More than 400 Iraqi detainees, including five women, have been freed in a move that could help secure the release of a kidnapped US female reporter.
Source:
SBS
27 Jan 2006 - 12:00 AM  UPDATED 22 Aug 2013 - 12:18 PM

The release of the detainees, all held without trial, has raised hopes for the fate of Jill Carroll, a US reporter seized in Baghdad on January 7 by insurgents who have threatened to kill her unless US forces released Iraqi women in their custody.

"We have released 419 detainees today including five women," a spokesman for the US detention facilities in Iraq told news agency AFP. Another four women are still held in US-administered prisons.

One of the trucks carrying freed prisoners hit a roadside bomb in the Baghdad neighbourhood of Mansur, but it was only lightly damaged and there were no casualties.

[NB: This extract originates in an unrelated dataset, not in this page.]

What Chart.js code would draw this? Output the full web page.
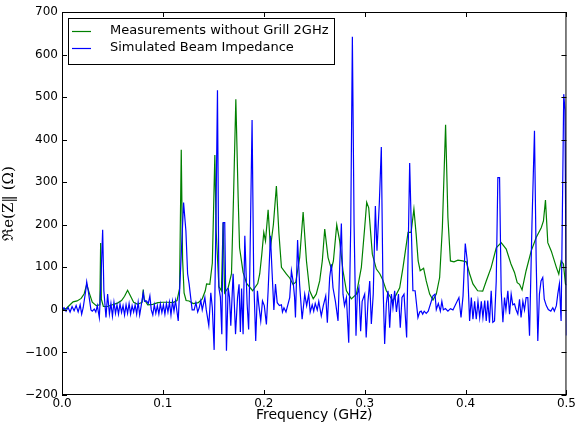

Ms Carroll, 28, is one of the nearly 250 foreigners seized in Iraq since the March 2003 US-led invasion, and one victim in a recent spate of hostage taking.

While Iraqi and US officials have denied that the releases have anything to do with Ms Carroll's case, there is hope the move might help.

"Let me assert that there is no connection between the release and kidnapping of the US reporter. The release was finalised after a review by the Iraqi-US board," the US spokesman said.

"When they were detained we had enough evidence to indicate that they were an imminent threat to the security of Iraq and were detained as per the UN Security Council regulations. But there was no trial for a specific crime."

Other kidnappings

Meanwhile US and Iraqi forces are searching for two German engineers, Rene Braunlich and Thomas Nilzchke, seized at gunpoint on Tuesday by men posing as Iraqi soldiers outside an oil refinery in the northern town of Baiji.

The search comes as a delegation of Kenyan Muslims is preparing to visit Iraq to plead for the release of two Kenyan telecommunications engineers abducted last week in Baghdad.

The fate of four Western peace activists seized in November is also uncertain, as is the status of a Jordanian hostage after a videotape from his captors set a new deadline to kill him.

Fresh violence

In rebel violence Sunni Industry Minister Osama al-Najafi survived a roadside bomb attack but his three bodyguards were killed.

The head of an association of former prisoners was shot dead along with one of his relatives, while a police patrol in Baghdad came under attack, with one policeman killed.

In the northern city of Kirkuk, rebels killed five people in separate attacks.